About the role
Join DigitalOcean and take your career to new heights. Collaborate with a vibrant community of exceptionally skilled professionals dedicated to creating the most user-friendly and scalable cloud solutions. If you possess a growth mindset, have the courage to think ambitiously, and thrive in a dynamic environment characterized by innovation, you’ll fit right in. We celebrate achievements together, while simultaneously learning, enjoying our work, and making a significant impact for the dreamers and builders of the world.
Scope and Mission:
- Lead the design and operation of the Gradient AI platform, emphasizing a seamless and innovative agent development experience with top-notch scalability, performance, and predictability.
- Drive the architectural vision, ensuring technical excellence and innovation across backend systems and customer interactions.
Main Responsibilities:
- Architect and Build
- Design and refine the architecture for our agent development experience, including code integration, evaluations, observability, tools, and cross-agent interactions.

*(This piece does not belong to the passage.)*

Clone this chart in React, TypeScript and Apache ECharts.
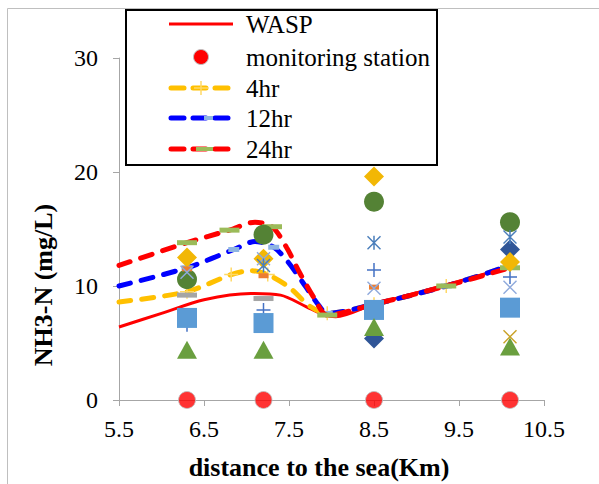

- Initiate projects to create an architecture optimized for scalability, reliability, low latency, and cost efficiency.
- Oversee and enhance our benchmarking system to continuously improve our performance standards.
- Lead the rollout of new services, taking a hands-on approach to ensure timely delivery.
- Technical Leadership
- Define and uphold technical standards, coding practices, tools, and infrastructure guidelines across AI/ML engineering teams.
- Establish best practices for design, testing, deployments, instrumentation, and performance tuning.
- Mentor senior engineers, fostering a culture of architectural rigor and operational excellence within the team.
- Cross-functional Collaboration
- Collaborate with product managers, stakeholders, and business leaders to translate strategic objectives into scalable technical roadmaps.
- Guide customer-facing teams (e.g., consultants, support, sales engineers) to shape AI modernization initiatives through agents.
- Reliability, Performance & Scaling
- Lead Operations Excellence for our Agent development platform, establishing scalable mechanisms and processes for the engineering organization.